2. We have also gathered plenty of objective evidence for the above-mentioned unilateral exaggerated inflammatory response in acute CRPS. There are unilateral increased inflammatory cytokines in suction blisters, there is unilateral increased bone metabolism in scintigraphy, and very recently, we could directly demonstrate an overproduction of cytokines in keratinocytes from the affected limb, a proliferation of these keratinocytes, and an increased number of mast cells in the skin—in acute CRPS of 3 months duration or less. In chronic CRPS (up to 8 yr duration), the findings were just the opposite, for example, reduced epidermal thickness.⁴ 

3. Any inflammation has a neurogenic component.
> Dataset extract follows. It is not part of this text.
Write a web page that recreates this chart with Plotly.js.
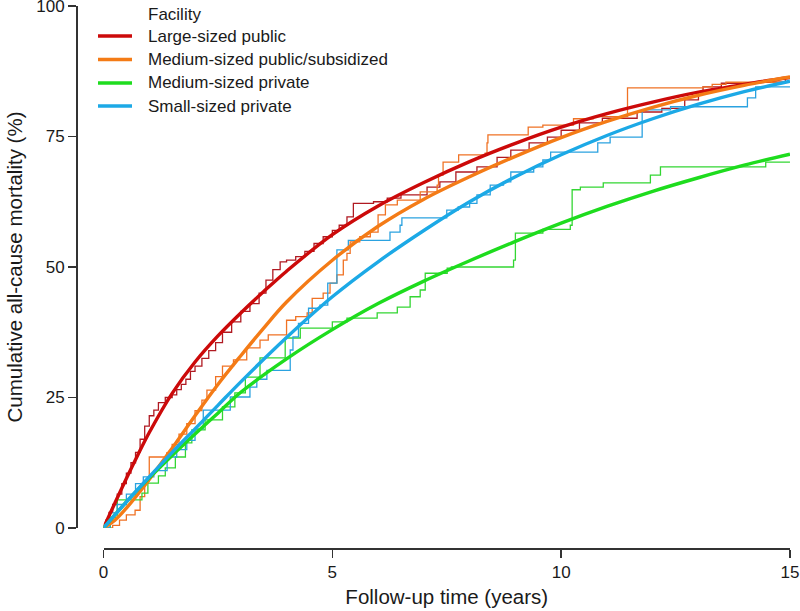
<!DOCTYPE html>
<html>
<head>
<meta charset="utf-8">
<script src="https://cdn.plot.ly/plotly-3.0.1.min.js"></script>
<style>html,body{margin:0;padding:0;background:#fff;}#chart{width:800px;height:611px;}</style>
</head>
<body>
<div id="chart"></div>
<script>
// ---- Data ----
var legendTitle = "Facility";
var facilities = ["Large-sized public", "Medium-sized public/subsidized", "Medium-sized private", "Small-sized private"];
var xTicks = [0, 5, 10, 15];
var yTicks = [0, 25, 50, 75, 100];

// Kaplan-Meier style step curves (thin lines)
var redStepT = [0,0.05,0.12,0.2,0.3,0.4,0.5,0.6,0.7,0.8,0.9,1.0,1.1,1.2,1.35,1.5,1.6,1.7,1.8,1.9,2.0,2.15,2.3,2.45,2.6,2.8,3.0,3.2,3.4,3.55,3.7,3.86,4.0,4.2,4.4,4.6,4.8,5.0,5.15,5.32,5.46,5.9,6.2,6.5,7.07,7.35,7.7,8.16,8.6,8.9,9.3,9.7,10.0,10.4,10.9,11.66,12.2,12.7,13.0,13.1,13.5,14.3,14.9,15.0];
var redStepY = [0,1.5,3,4.5,6.5,8.5,10.5,12.5,14.5,17,19.5,21.5,22.6,24,25,25.5,26.5,27.5,28.5,30,31,32.5,34,35.5,37.5,39.5,41.5,43,45,47.5,49.5,51,51.3,52,53,54.5,55.8,57,58,59.6,62.2,62.5,63.2,63.8,65.3,66.3,68.2,69.2,71,72.4,73.8,74.9,76.2,77.6,78.5,79.7,80.4,82,83.5,84.5,85.2,85.4,86.2,86.2];

var orangeStepT = [0,0.2,0.35,0.5,0.69,0.8,0.9,1.0,1.38,1.5,1.65,1.82,2.0,2.15,2.26,2.45,2.6,2.84,3.13,3.42,3.6,4.0,4.2,4.45,4.56,4.8,4.95,5.1,5.24,5.32,5.39,5.6,5.83,6.0,6.16,6.42,6.92,7.29,7.32,7.42,7.76,8.34,8.38,8.4,9.28,9.6,10.27,10.7,11.45,13.1,13.3,13.6,15.0];
var orangeStepY = [0,0.5,1.5,2.5,3.4,6,9,13.6,14.4,16,18,20,22.5,24.5,26.4,29,31,32.2,34.5,36,37,39.8,40.5,41.2,44,45,46.9,48.5,51.3,52.6,54.8,55.8,56.7,60,61.9,62.8,64.4,65.7,67.6,70.1,71.5,71.8,73.8,75.3,76.8,77.2,78.4,78.8,84.3,84.5,85,85.4,85.4];

var greenStepT = [0,0.15,0.3,0.84,0.97,1.2,1.35,1.57,1.79,1.93,2.22,2.6,2.87,3.1,3.42,3.97,4.3,5.0,5.32,5.98,6.42,6.7,6.92,7.03,7.51,7.6,8.96,9.0,9.6,10.2,10.24,10.42,10.92,11.95,12.17,14.47,15.0];
var greenStepY = [0,2,5.4,6.7,8.6,10,11.5,13.6,16.3,18.8,20.7,23.2,25.9,28.9,32.6,36.4,38.3,39.5,40.2,41.2,42.3,44.3,45.6,48.8,49.8,50,51.3,56.5,57.2,58,64.8,65.3,66.1,67.6,69.2,70.1,70.1];

var blueStepT = [0,0.14,0.3,0.5,0.7,0.87,1.1,1.39,1.6,1.82,2.0,2.18,2.77,3.2,3.35,3.57,4.08,4.14,4.26,4.48,4.73,4.9,5.1,5.35,6.26,6.48,6.52,7.5,7.75,8.0,8.16,8.45,8.74,8.9,9.4,9.6,9.77,10.8,11.07,11.77,12.39,14.07,14.25,15.0];
var blueStepY = [0,2.9,4.5,6.5,8.5,9.8,11,13.6,15,16.8,19,22.6,25.1,27,28.5,30.2,34.1,36.6,39.2,42.1,42.7,46.9,53.3,55.1,56.7,58,59.4,60.9,61.5,62.2,63.8,65.7,66.3,68.2,69.2,70.5,72,73.8,74.9,80.1,80.7,82.4,84.5,84.5];

// Fitted (smooth) curves (thick lines)
var redFitT = [0,0.25,0.5,0.75,1,1.5,2,2.5,3,3.5,4,5,6,7,8,9,10,11,12,13,14,15];
var redFitY = [0,4.8,9.5,14,18.3,25.8,31.8,36.8,41.2,45.3,49.2,56.2,61.7,66.2,70.2,73.7,76.8,79.4,81.6,83.5,85,86.3];

var orangeFitT = [0,0.25,0.5,1,1.5,2,2.5,3,3.5,4,5,6,7,8,9,10,11,12,13,14,15];
var orangeFitY = [0,1.5,3.8,9.3,15.3,21.5,27.5,33,38.3,43.3,51.3,57.8,63,67.3,71.2,74.8,77.9,80.6,82.9,84.8,86.4];

var greenFitT = [0,0.5,1,1.5,2,2.5,3,4,5,6,7,8,9,10,11,12,13,14,15];
var greenFitY = [0,5,9.6,13.9,18,22,26,32.4,38,43,47.3,51.2,54.9,58.4,61.6,64.5,67.1,69.5,71.6];

var blueFitT = [0,0.5,1,1.5,2,2.5,3,4,5,6,7,8,9,10,11,12,13,14,15];
var blueFitY = [0,5,9.8,14.5,19,23.5,28,36.5,44.3,51,57,62.5,67.3,71.5,75.2,78.4,81.2,83.6,85.6];

// ---- Styles ----
var thickColors = ["#CC0A0A", "#F47B16", "#1EDC1E", "#1CA9E6"];
var thinColors  = ["#B01A22", "#F07224", "#33D633", "#2BA2E0"];
var FONT = "Liberation Sans, Arial, Helvetica, sans-serif";
var TXT = "#1a1a1a";

// plot-area geometry (pixels) used to place the hand-drawn legend
var PL = 76, PR = 790, PT = 6, PB = 548;
function px2x(p) { return (p - PL) / (PR - PL); }
function px2y(p) { return (PB - p) / (PB - PT); }

var steps = [[redStepT, redStepY], [orangeStepT, orangeStepY], [greenStepT, greenStepY], [blueStepT, blueStepY]];
var fits  = [[redFitT, redFitY], [orangeFitT, orangeFitY], [greenFitT, greenFitY], [blueFitT, blueFitY]];

var traces = [];
steps.forEach(function (s, i) {
  traces.push({
    x: s[0], y: s[1], type: "scatter", mode: "lines",
    line: {shape: "hv", color: thinColors[i], width: 1.3},
    showlegend: false, hoverinfo: "skip", name: facilities[i] + " (observed)"
  });
});
fits.forEach(function (f, i) {
  traces.push({
    x: f[0], y: f[1], type: "scatter", mode: "lines",
    line: {shape: "spline", smoothing: 1, color: thickColors[i], width: 3.4},
    showlegend: false, name: facilities[i]
  });
});

// Legend (R-style, drawn as shapes + text)
var legendRows = [36, 59.5, 83, 106];
var shapes = [], annotations = [];
annotations.push({
  text: legendTitle, xref: "paper", yref: "paper", x: px2x(146), y: px2y(14),
  xanchor: "left", yanchor: "middle", showarrow: false,
  font: {family: FONT, size: 17, color: TXT}
});
facilities.forEach(function (name, i) {
  shapes.push({
    type: "line", xref: "paper", yref: "paper",
    x0: px2x(98), x1: px2x(132), y0: px2y(legendRows[i]), y1: px2y(legendRows[i]),
    line: {color: thickColors[i], width: 3.4}
  });
  annotations.push({
    text: name, xref: "paper", yref: "paper", x: px2x(146), y: px2y(legendRows[i]),
    xanchor: "left", yanchor: "middle", showarrow: false,
    font: {family: FONT, size: 17, color: TXT}
  });
});

var layout = {
  width: 800, height: 611,
  margin: {l: PL, r: 800 - PR, t: PT, b: 611 - PB, pad: 0},
  paper_bgcolor: "#fff", plot_bgcolor: "#fff",
  font: {family: FONT, color: TXT},
  showlegend: false,
  xaxis: {
    domain: [px2x(103.5), 1], range: [0, 15.0005], anchor: "free", position: 0,
    showline: true, linecolor: "#333", linewidth: 1.5,
    ticks: "outside", ticklen: 8, tickwidth: 1.5, tickcolor: "#333",
    tickvals: xTicks, ticktext: xTicks.map(String), ticklabeloverflow: "allow",
    tickfont: {family: FONT, size: 17, color: TXT},
    showgrid: false, zeroline: false,
    title: {text: "Follow-up time (years)", font: {family: FONT, size: 20.5, color: TXT}, standoff: 8}
  },
  yaxis: {
    domain: [px2y(528), 1], range: [0, 100.003], anchor: "free", position: 0,
    showline: true, linecolor: "#333", linewidth: 1.5,
    ticks: "outside", ticklen: 8, tickwidth: 1.5, tickcolor: "#333",
    tickvals: yTicks, ticktext: yTicks.map(String), ticklabeloverflow: "allow",
    tickfont: {family: FONT, size: 17, color: TXT},
    showgrid: false, zeroline: false,
    title: {text: "Cumulative all-cause mortality (%)", font: {family: FONT, size: 20.5, color: TXT}, standoff: 6}
  },
  shapes: shapes,
  annotations: annotations
};

Plotly.newPlot("chart", traces, layout, {displayModeBar: false, staticPlot: true});
</script>
</body>
</html>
The inflammatory mediators sensitize the abundant but physiologically insensitive (chemo-) peptidergic nociceptors, which then respond to physiological stimuli (mechanical and thermal) by the release of neuropeptides. These neuropeptides augment the visible signs of inflammation in acute CRPS: edema, vasodilation, hair growth, but also sweating.⁵  Neuropeptide release after stimulation is unilaterally and indicated by worsening of the inflammatory symptoms on the affected side,⁶  but the biological activity of the released neuropeptides may be bilaterally increased because of hampered inactivation, for example, by drugs. The neuropeptides themselves do not seem to be very important for pain or nociceptor sensitization, rather are a surrogate of nociceptor activation and contribute to tissue repair, as intradermal application of neuropeptides does not cause any sensation.⁷  In chronic CRPS when inflammatory signs have subsided, epidermal fiber loss has been directly observed⁸  indicating ongoing localized peripheral pathology. This fiber loss might contribute to the atrophic changes of the skin as reported above. However, its contribution to the other signs of chronic CRPS is undetermined.

There are a number of ways peripheral changes can develop into something that we call centralized in CRPS, but in fact may not involve changes within the central nervous system as a driving force. Bilateral central nociceptive sensitization (as defined by quantitative sensory testing hyperalgesia) has been described in various pain diseases, for example, in whiplash patients, in radicular and nonradicular lower back pain,⁹  and in fibromyalgia. In particular, fibromyalgia is a very good example that these ostensibly central findings are not necessarily specific to central nervous system mechanisms. A significant proportion of these patients had peripheral small-fiber pathology.¹⁰  The inflammatory mediators and neuropeptides in localized CRPS (shown also for migraine) spill over from the local release site into the circulation, which might cause spinal sensitization such as mechanical hyperalgesia.¹¹  From focal brain damage, we know that the exposure of neuronal tissue to the circulation could lead to autoimmune encephalopathies. In posttraumatic CRPS (local damage to the peripheral nervous system), we found autoantibodies to sympathetic structures in the serum,¹²  which may have systemic effects. In all of these cases, it is the periphery that drives the central symptoms.

We have written this controversial comment to encourage all CRPS researchers, ourselves included, to move a step forward. We should leave behind categorizations that lump together too many pathophysiologies and bring too much variation into scientific studies—we must be more specific. Headache researchers and the headache classification (which is to some extend arbitrary but very useful for research) should be paragons. In clinical practice, however, complexity is the rule. Terkelsen et al. must be thanked for adding another piece to this complex puzzle—a generalized central piece.